## Dataset excerpt
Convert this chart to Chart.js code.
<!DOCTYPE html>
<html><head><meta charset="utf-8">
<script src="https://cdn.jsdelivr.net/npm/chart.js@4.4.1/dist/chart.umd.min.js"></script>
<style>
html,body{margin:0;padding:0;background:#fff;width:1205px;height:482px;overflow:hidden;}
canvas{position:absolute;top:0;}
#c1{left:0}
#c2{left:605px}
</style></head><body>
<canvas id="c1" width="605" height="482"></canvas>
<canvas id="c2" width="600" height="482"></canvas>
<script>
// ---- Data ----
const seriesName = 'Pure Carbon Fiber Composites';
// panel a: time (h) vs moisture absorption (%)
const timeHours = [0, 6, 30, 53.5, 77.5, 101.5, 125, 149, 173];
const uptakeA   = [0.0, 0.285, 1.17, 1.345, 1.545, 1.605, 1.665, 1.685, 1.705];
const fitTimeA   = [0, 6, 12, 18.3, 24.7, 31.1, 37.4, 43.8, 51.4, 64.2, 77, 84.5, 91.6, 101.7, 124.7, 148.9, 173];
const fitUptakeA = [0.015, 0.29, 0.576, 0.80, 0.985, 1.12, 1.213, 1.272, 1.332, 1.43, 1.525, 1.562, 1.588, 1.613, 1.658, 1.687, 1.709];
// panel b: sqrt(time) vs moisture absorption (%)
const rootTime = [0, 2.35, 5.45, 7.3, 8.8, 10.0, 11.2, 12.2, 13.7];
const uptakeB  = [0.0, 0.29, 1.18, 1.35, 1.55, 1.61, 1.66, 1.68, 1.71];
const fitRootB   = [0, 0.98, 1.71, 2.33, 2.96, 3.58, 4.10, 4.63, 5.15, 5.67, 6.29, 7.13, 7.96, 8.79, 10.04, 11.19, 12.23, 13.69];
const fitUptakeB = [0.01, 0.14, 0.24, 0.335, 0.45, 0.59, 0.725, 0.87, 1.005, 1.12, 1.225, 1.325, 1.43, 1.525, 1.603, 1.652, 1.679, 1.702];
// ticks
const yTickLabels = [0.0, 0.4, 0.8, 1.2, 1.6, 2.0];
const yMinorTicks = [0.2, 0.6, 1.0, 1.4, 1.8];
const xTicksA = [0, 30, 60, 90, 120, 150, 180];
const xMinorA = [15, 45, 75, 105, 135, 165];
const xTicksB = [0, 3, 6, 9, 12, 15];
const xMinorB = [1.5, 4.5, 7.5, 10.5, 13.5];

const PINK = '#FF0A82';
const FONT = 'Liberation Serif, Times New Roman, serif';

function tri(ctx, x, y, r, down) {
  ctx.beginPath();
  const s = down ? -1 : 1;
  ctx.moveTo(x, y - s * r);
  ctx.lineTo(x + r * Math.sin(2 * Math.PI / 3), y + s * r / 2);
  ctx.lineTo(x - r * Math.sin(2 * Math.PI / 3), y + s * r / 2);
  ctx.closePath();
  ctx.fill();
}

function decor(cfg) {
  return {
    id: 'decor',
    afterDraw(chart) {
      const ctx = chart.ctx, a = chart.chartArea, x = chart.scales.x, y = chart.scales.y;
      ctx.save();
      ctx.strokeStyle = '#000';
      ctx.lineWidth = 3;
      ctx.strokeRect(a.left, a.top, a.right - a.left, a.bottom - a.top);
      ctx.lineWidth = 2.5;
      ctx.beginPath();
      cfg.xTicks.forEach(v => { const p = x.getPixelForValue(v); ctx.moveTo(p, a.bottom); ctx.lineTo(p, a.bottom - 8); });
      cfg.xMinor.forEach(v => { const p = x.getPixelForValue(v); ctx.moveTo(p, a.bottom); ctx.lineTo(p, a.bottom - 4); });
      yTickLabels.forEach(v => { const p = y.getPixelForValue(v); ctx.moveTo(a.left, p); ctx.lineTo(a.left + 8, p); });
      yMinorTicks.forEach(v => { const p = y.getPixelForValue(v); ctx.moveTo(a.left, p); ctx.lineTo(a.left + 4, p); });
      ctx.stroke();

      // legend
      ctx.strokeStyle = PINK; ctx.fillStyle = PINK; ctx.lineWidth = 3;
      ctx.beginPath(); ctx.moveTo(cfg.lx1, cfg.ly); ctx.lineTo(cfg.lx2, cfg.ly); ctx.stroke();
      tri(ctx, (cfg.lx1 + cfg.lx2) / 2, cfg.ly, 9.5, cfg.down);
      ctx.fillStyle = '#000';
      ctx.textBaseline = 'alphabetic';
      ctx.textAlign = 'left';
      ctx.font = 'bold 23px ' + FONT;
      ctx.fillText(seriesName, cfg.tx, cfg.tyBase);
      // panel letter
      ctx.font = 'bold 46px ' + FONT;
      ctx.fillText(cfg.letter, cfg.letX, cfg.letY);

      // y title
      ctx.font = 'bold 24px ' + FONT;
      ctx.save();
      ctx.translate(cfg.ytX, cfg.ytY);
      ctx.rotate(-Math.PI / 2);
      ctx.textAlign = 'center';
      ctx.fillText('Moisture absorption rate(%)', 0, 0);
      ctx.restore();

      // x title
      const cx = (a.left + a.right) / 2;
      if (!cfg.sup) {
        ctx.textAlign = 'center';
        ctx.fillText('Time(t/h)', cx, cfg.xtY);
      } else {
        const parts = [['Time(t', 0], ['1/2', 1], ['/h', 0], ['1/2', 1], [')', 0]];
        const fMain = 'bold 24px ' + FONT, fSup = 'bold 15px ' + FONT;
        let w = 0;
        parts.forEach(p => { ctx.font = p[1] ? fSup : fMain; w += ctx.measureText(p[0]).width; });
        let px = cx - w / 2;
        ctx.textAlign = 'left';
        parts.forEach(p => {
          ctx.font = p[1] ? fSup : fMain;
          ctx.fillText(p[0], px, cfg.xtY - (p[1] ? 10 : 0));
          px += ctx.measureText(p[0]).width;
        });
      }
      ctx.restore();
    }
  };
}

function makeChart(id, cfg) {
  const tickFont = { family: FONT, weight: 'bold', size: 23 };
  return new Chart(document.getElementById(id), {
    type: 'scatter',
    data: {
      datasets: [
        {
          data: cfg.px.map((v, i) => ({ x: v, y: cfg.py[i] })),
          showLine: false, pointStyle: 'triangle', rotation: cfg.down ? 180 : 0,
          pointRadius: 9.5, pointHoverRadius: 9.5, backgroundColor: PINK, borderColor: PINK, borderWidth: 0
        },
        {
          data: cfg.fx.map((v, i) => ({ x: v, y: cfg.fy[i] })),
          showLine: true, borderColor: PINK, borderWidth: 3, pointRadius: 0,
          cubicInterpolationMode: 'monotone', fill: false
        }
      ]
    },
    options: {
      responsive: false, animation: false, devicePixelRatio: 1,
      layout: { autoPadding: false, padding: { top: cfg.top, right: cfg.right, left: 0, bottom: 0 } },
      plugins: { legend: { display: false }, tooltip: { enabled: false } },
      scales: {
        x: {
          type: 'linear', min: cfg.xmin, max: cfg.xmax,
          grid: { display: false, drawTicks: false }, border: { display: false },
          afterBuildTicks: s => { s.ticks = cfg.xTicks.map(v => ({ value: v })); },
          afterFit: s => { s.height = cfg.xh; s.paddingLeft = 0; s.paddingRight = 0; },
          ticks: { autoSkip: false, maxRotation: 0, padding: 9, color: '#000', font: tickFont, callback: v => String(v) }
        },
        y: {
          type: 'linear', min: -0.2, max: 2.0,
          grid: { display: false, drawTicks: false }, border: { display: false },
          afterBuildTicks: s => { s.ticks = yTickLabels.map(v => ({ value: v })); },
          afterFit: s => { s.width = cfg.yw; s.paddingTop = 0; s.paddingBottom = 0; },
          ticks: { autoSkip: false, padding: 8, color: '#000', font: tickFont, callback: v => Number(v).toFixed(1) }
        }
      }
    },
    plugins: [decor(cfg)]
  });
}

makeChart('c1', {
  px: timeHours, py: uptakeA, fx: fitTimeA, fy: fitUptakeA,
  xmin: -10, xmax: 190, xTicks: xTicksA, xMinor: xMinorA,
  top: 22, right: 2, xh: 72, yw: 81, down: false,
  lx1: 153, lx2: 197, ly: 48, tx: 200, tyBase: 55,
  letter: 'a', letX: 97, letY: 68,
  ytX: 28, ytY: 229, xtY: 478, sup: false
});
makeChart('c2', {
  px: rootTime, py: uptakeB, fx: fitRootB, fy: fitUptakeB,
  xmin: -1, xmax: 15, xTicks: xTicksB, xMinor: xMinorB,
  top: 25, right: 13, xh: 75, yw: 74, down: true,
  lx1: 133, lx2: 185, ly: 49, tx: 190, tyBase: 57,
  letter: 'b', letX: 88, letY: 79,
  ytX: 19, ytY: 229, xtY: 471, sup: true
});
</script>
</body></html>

## Written task
Print only the lines that run from the start of the listing to the line bearing "const FONT = 'Liberation"; please keep the first line and that last one, exactly as they appear.

## The solution
Convert this chart to Chart.js code.
<!DOCTYPE html>
<html><head><meta charset="utf-8">
<script src="https://cdn.jsdelivr.net/npm/chart.js@4.4.1/dist/chart.umd.min.js"></script>
<style>
html,body{margin:0;padding:0;background:#fff;width:1205px;height:482px;overflow:hidden;}
canvas{position:absolute;top:0;}
#c1{left:0}
#c2{left:605px}
</style></head><body>
<canvas id="c1" width="605" height="482"></canvas>
<canvas id="c2" width="600" height="482"></canvas>
<script>
// ---- Data ----
const seriesName = 'Pure Carbon Fiber Composites';
// panel a: time (h) vs moisture absorption (%)
const timeHours = [0, 6, 30, 53.5, 77.5, 101.5, 125, 149, 173];
const uptakeA   = [0.0, 0.285, 1.17, 1.345, 1.545, 1.605, 1.665, 1.685, 1.705];
const fitTimeA   = [0, 6, 12, 18.3, 24.7, 31.1, 37.4, 43.8, 51.4, 64.2, 77, 84.5, 91.6, 101.7, 124.7, 148.9, 173];
const fitUptakeA = [0.015, 0.29, 0.576, 0.80, 0.985, 1.12, 1.213, 1.272, 1.332, 1.43, 1.525, 1.562, 1.588, 1.613, 1.658, 1.687, 1.709];
// panel b: sqrt(time) vs moisture absorption (%)
const rootTime = [0, 2.35, 5.45, 7.3, 8.8, 10.0, 11.2, 12.2, 13.7];
const uptakeB  = [0.0, 0.29, 1.18, 1.35, 1.55, 1.61, 1.66, 1.68, 1.71];
const fitRootB   = [0, 0.98, 1.71, 2.33, 2.96, 3.58, 4.10, 4.63, 5.15, 5.67, 6.29, 7.13, 7.96, 8.79, 10.04, 11.19, 12.23, 13.69];
const fitUptakeB = [0.01, 0.14, 0.24, 0.335, 0.45, 0.59, 0.725, 0.87, 1.005, 1.12, 1.225, 1.325, 1.43, 1.525, 1.603, 1.652, 1.679, 1.702];
// ticks
const yTickLabels = [0.0, 0.4, 0.8, 1.2, 1.6, 2.0];
const yMinorTicks = [0.2, 0.6, 1.0, 1.4, 1.8];
const xTicksA = [0, 30, 60, 90, 120, 150, 180];
const xMinorA = [15, 45, 75, 105, 135, 165];
const xTicksB = [0, 3, 6, 9, 12, 15];
const xMinorB = [1.5, 4.5, 7.5, 10.5, 13.5];

const PINK = '#FF0A82';
const FONT = 'Liberation Serif, Times New Roman, serif';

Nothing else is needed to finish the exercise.